Vertex AI SDK Bucket Squatting Enables Cross-Tenant Remote Code Execution via Pickle Deserialization
A flaw in Google's Vertex AI Python SDK allows attackers to hijack model uploads through bucket squatting and achieve remote code execution across tenant boundaries via unsafe pickle deserialization. This affects any organisation using the SDK to upload models to Google Cloud.
Affected
Unit 42 has identified a critical remote code execution vulnerability in the Vertex AI Python SDK stemming from unsafe handling of model uploads. The attack chain exploits a bucket naming race condition where an attacker can create a storage bucket with a predictable name before the legitimate user, then serve malicious serialised Python objects during the model upload process.
The technical root cause lies in the SDK's use of Python's pickle module to deserialise model artifacts without validation. When a user uploads a model, the SDK may fetch intermediate files from cloud storage. An attacker controlling a bucket with a squatted name can inject a pickle payload containing arbitrary Python code. Upon deserialisation, this payload executes with the privileges of the process running the SDK, typically the user's GCP service account credentials.
The cross-tenant aspect is particularly severe: an attacker in one GCP organisation can target users in another organisation by exploiting the predictable bucket naming scheme. This breaks the fundamental isolation assumption in multi-tenant cloud systems. Any organisation relying on Vertex AI for model management is potentially exposed, especially those using automated pipelines or CI/CD systems where the SDK runs with elevated permissions.
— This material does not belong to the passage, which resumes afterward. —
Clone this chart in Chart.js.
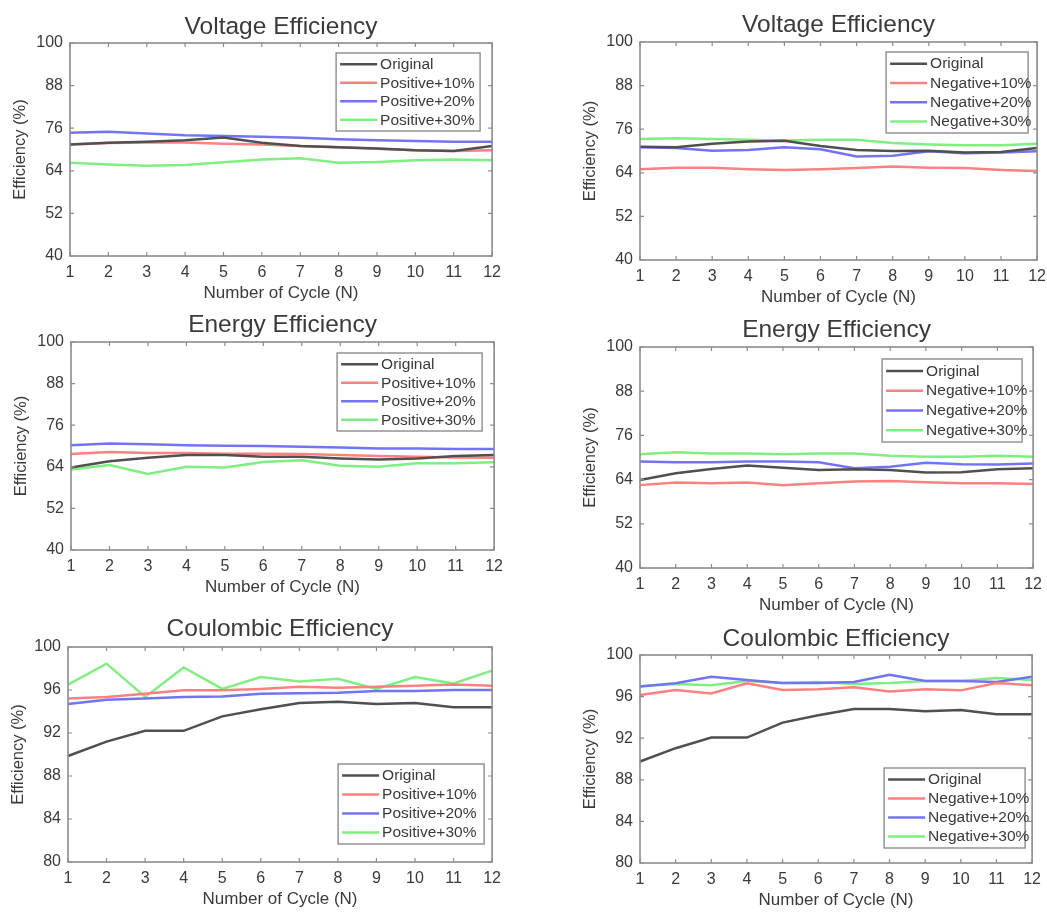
<!DOCTYPE html>
<html>
<head>
<meta charset="utf-8">
<script src="https://cdn.jsdelivr.net/npm/chart.js@4/dist/chart.umd.min.js"></script>
<style>
  html, body { margin:0; padding:0; background:#fff; width:1047px; height:913px; overflow:hidden; position:relative; }
  canvas { position:absolute; }
</style>
</head>
<body>
<script>
// ---------------- DATA ----------------
const cycles = ['1','2','3','4','5','6','7','8','9','10','11','12'];
const yTicksVE = [40, 52, 64, 76, 88, 100];
const yTicksCE = [80, 84, 88, 92, 96, 100];

const seriesNamesPos = ['Original', 'Positive+10%', 'Positive+20%', 'Positive+30%'];
const seriesNamesNeg = ['Original', 'Negative+10%', 'Negative+20%', 'Negative+30%'];

// Voltage efficiency - positive electrolyte
const vePosOriginal = [71.4, 71.9, 72.2, 72.6, 73.4, 71.9, 71.0, 70.6, 70.3, 69.8, 69.6, 71.0];
const vePos10 = [71.4, 71.8, 72.0, 72.0, 71.6, 71.4, 71.0, 70.6, 70.2, 69.8, 69.6, 69.8];
const vePos20 = [74.7, 75.0, 74.5, 74.0, 73.8, 73.6, 73.3, 72.9, 72.6, 72.4, 72.2, 72.2];
const vePos30 = [66.3, 65.8, 65.4, 65.6, 66.4, 67.2, 67.5, 66.3, 66.5, 67.0, 67.2, 67.0];

// Voltage efficiency - negative electrolyte
const veNegOriginal = [71.2, 71.0, 72.0, 72.6, 72.8, 71.4, 70.3, 70.0, 70.1, 69.6, 69.7, 70.8];
const veNeg10 = [65.0, 65.4, 65.4, 65.0, 64.8, 65.0, 65.3, 65.7, 65.4, 65.3, 64.8, 64.5];
const veNeg20 = [71.0, 70.8, 70.1, 70.3, 71.0, 70.5, 68.5, 68.7, 69.9, 69.4, 69.6, 69.9];
const veNeg30 = [73.3, 73.5, 73.3, 73.1, 72.9, 73.1, 73.1, 72.2, 71.8, 71.6, 71.6, 72.0];

// Energy efficiency - positive electrolyte
const eePosOriginal = [63.8, 65.6, 66.6, 67.4, 67.4, 66.9, 66.9, 66.4, 66.1, 66.4, 67.1, 67.4];
const eePos10 = [67.7, 68.3, 68.0, 68.0, 67.8, 67.8, 67.7, 67.4, 67.1, 66.9, 66.7, 66.6];
const eePos20 = [70.2, 70.7, 70.5, 70.2, 70.1, 70.0, 69.8, 69.6, 69.3, 69.3, 69.1, 69.1];
const eePos30 = [63.2, 64.5, 61.9, 64.0, 63.8, 65.4, 65.9, 64.3, 64.0, 65.0, 65.0, 65.3];

// Energy efficiency - negative electrolyte
const eeNegOriginal = [63.9, 65.7, 66.9, 67.8, 67.2, 66.6, 66.8, 66.6, 65.9, 66.0, 66.8, 67.1];
const eeNeg10 = [62.5, 63.2, 63.0, 63.2, 62.5, 63.0, 63.5, 63.6, 63.3, 63.0, 63.0, 62.8];
const eeNeg20 = [68.9, 68.7, 68.7, 68.9, 68.9, 68.7, 67.1, 67.5, 68.6, 68.2, 68.1, 68.4];
const eeNeg30 = [70.9, 71.4, 71.1, 71.1, 70.9, 71.1, 71.1, 70.5, 70.2, 70.2, 70.5, 70.2];

// Coulombic efficiency - positive electrolyte
const cePosOriginal = [89.86, 91.2, 92.2, 92.2, 93.55, 94.2, 94.8, 94.9, 94.7, 94.8, 94.4, 94.4];
const cePos10 = [95.2, 95.35, 95.65, 95.97, 95.97, 96.1, 96.3, 96.2, 96.3, 96.4, 96.5, 96.4];
const cePos20 = [94.7, 95.1, 95.2, 95.35, 95.4, 95.65, 95.7, 95.75, 95.9, 95.9, 96.0, 96.0];
const cePos30 = [96.5, 98.45, 95.35, 98.1, 96.1, 97.2, 96.8, 97.05, 96.1, 97.2, 96.6, 97.8];

// Coulombic efficiency - negative electrolyte
const ceNegOriginal = [89.76, 91.04, 92.06, 92.06, 93.5, 94.2, 94.8, 94.8, 94.6, 94.7, 94.3, 94.3];
const ceNeg10 = [96.16, 96.64, 96.3, 97.28, 96.64, 96.7, 96.9, 96.5, 96.7, 96.6, 97.3, 97.1];
const ceNeg20 = [96.96, 97.28, 97.9, 97.6, 97.3, 97.3, 97.4, 98.1, 97.5, 97.5, 97.4, 97.9];
const ceNeg30 = [97.0, 97.2, 97.1, 97.5, 97.3, 97.4, 97.2, 97.3, 97.5, 97.5, 97.8, 97.6];

// ---------------- STYLE ----------------
const FONT = '"Liberation Sans", Arial, Helvetica, sans-serif';
const TEXT = '#3a3a3a';
const AXIS = '#8c8c8c';
const seriesColors = ['#505050', '#ff8080', '#7373f5', '#80ee80'];

// Frame (box) with inward ticks on all four sides
const framePlugin = {
  id: 'matlabFrame',
  afterDatasetsDraw(chart) {
    const { ctx, chartArea: a, scales: { x, y } } = chart;
    ctx.save();
    ctx.strokeStyle = AXIS;
    ctx.lineWidth = 1.6;
    ctx.strokeRect(a.left, a.top, a.right - a.left, a.bottom - a.top);
    const L = 4;
    ctx.lineWidth = 1.2;
    ctx.beginPath();
    x.ticks.forEach((t, i) => {
      const px = x.getPixelForTick(i);
      ctx.moveTo(px, a.bottom); ctx.lineTo(px, a.bottom - L);
      ctx.moveTo(px, a.top); ctx.lineTo(px, a.top + L);
    });
    y.ticks.forEach((t, i) => {
      const py = y.getPixelForTick(i);
      ctx.moveTo(a.left, py); ctx.lineTo(a.left + L, py);
      ctx.moveTo(a.right, py); ctx.lineTo(a.right - L, py);
    });
    ctx.stroke();
    ctx.restore();
  }
};

// MATLAB-style boxed legend inside the axes
const boxLegendPlugin = {
  id: 'boxLegend',
  afterDraw(chart, args, opts) {
    const { ctx, chartArea: a } = chart;
    const w = opts.w, h = opts.h;
    const left = a.right - opts.dx - w;
    const top = opts.corner === 'br' ? a.bottom - opts.dy - h : a.top + opts.dy;
    ctx.save();
    ctx.fillStyle = '#fff';
    ctx.fillRect(left, top, w, h);
    ctx.strokeStyle = AXIS;
    ctx.lineWidth = 1.4;
    ctx.strokeRect(left, top, w, h);
    ctx.font = '15.5px ' + FONT;
    ctx.textBaseline = 'middle';
    ctx.textAlign = 'left';
    const n = chart.data.datasets.length;
    const rowH = (h - 4) / n;
    chart.data.datasets.forEach((ds, i) => {
      const cy = top + 2 + rowH * (i + 0.5);
      ctx.strokeStyle = ds.borderColor;
      ctx.lineWidth = 2.5;
      ctx.beginPath();
      ctx.moveTo(left + 4, cy); ctx.lineTo(left + 41, cy);
      ctx.stroke();
      ctx.fillStyle = TEXT;
      ctx.fillText(ds.label, left + 44, cy + 0.5);
    });
    ctx.restore();
  }
};

function makePanel(p) {
  const YW = 60, XH = 50, TH = 50, RP = 14;
  const cv = document.createElement('canvas');
  const W = (p.r - p.l) + YW + RP;
  const H = (p.b - p.t) + TH + XH;
  cv.width = W; cv.height = H;
  cv.style.left = (p.l - YW) + 'px';
  cv.style.top = (p.t - TH) + 'px';
  cv.style.width = W + 'px'; cv.style.height = H + 'px';
  document.body.appendChild(cv);

  const TS = 24.5;
  const titleLH = TS * 1.2;
  const padTop = p.titleCY + 2 - p.t + TH - titleLH / 2;
  const padBottom = TH - titleLH - padTop;

  new Chart(cv, {
    type: 'line',
    data: {
      labels: cycles,
      datasets: p.series.map((vals, i) => ({
        label: p.names[i],
        data: vals,
        borderColor: seriesColors[i],
        backgroundColor: seriesColors[i],
        borderWidth: 2.5,
        pointRadius: 0,
        tension: 0,
        fill: false
      }))
    },
    options: {
      responsive: false,
      animation: false,
      devicePixelRatio: 1,
      layout: { padding: { left: 0, right: RP, top: 0, bottom: 0 } },
      plugins: {
        legend: { display: false },
        tooltip: { enabled: false },
        title: {
          display: true,
          text: p.title,
          fullSize: false,
          color: TEXT,
          font: { family: FONT, size: TS, weight: 'normal' },
          padding: { top: padTop, bottom: padBottom }
        },
        boxLegend: p.legend
      },
      scales: {
        x: {
          type: 'category',
          offset: false,
          grid: { display: false, drawTicks: false },
          border: { display: false },
          ticks: { color: TEXT, font: { family: FONT, size: 16 }, padding: 7, autoSkip: false, maxRotation: 0 },
          title: { display: true, text: 'Number of Cycle (N)', color: TEXT, font: { family: FONT, size: 17 }, padding: { top: 0, bottom: 2.8 } },
          afterFit(s) { s.height = XH; }
        },
        y: {
          min: p.yTicks[0],
          max: p.yTicks[p.yTicks.length - 1],
          grid: { display: false, drawTicks: false },
          border: { display: false },
          ticks: { color: TEXT, font: { family: FONT, size: 16 }, padding: 7, stepSize: p.yTicks[1] - p.yTicks[0] },
          title: { display: true, text: 'Efficiency (%)', color: TEXT, font: { family: FONT, size: 16.5 }, padding: { top: 1, bottom: 0 } },
          afterFit(s) { s.width = YW; }
        }
      }
    },
    plugins: [framePlugin, boxLegendPlugin]
  });
}

makePanel({ l: 70, t: 43, r: 494, b: 256, titleCY: 25, title: 'Voltage Efficiency', yTicks: yTicksVE,
  names: seriesNamesPos, series: [vePosOriginal, vePos10, vePos20, vePos30],
  legend: { corner: 'tr', dx: 12, dy: 10, w: 144, h: 78 } });
makePanel({ l: 640, t: 42, r: 1039, b: 260, titleCY: 23, title: 'Voltage Efficiency', yTicks: yTicksVE,
  names: seriesNamesNeg, series: [veNegOriginal, veNeg10, veNeg20, veNeg30],
  legend: { corner: 'tr', dx: 9, dy: 10, w: 142, h: 81 } });
makePanel({ l: 71, t: 342, r: 496, b: 550, titleCY: 323, title: 'Energy Efficiency', yTicks: yTicksVE,
  names: seriesNamesPos, series: [eePosOriginal, eePos10, eePos20, eePos30],
  legend: { corner: 'tr', dx: 12, dy: 11, w: 145, h: 78 } });
makePanel({ l: 640, t: 347, r: 1035, b: 568, titleCY: 328, title: 'Energy Efficiency', yTicks: yTicksVE,
  names: seriesNamesNeg, series: [eeNegOriginal, eeNeg10, eeNeg20, eeNeg30],
  legend: { corner: 'tr', dx: 11, dy: 12, w: 140, h: 83 } });
makePanel({ l: 68, t: 647, r: 494, b: 862, titleCY: 627, title: 'Coulombic Efficiency', yTicks: yTicksCE,
  names: seriesNamesPos, series: [cePosOriginal, cePos10, cePos20, cePos30],
  legend: { corner: 'br', dx: 8, dy: 18, w: 146, h: 80 } });
makePanel({ l: 640, t: 655, r: 1034, b: 863, titleCY: 637, title: 'Coulombic Efficiency', yTicks: yTicksCE,
  names: seriesNamesNeg, series: [ceNegOriginal, ceNeg10, ceNeg20, ceNeg30],
  legend: { corner: 'br', dx: 7, dy: 15, w: 141, h: 80 } });
</script>
</body>
</html>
Defenders should immediately audit their Vertex AI SDK versions and update to patched releases. Organisations should enforce strict bucket naming policies, implement VPC-level controls to restrict unauthorised storage access, and consider running model upload operations in isolated service accounts with minimal privilege scope. Additionally, organisations should review their model artifact sources and implement content validation or signing mechanisms independent of the SDK's deserialisation logic.
This vulnerability represents a broader pattern of supply-chain risk in ML tooling: the intersection of untrusted input (cloud storage), unsafe deserialisation patterns (pickle), and credential exposure (service accounts) creates a reliable RCE primitive. The pickle module remains a persistent security liability in Python ecosystems, and organisations should systematically migrate away from pickle-based model serialisation towards safer formats like JSON or protobuf with explicit schema validation.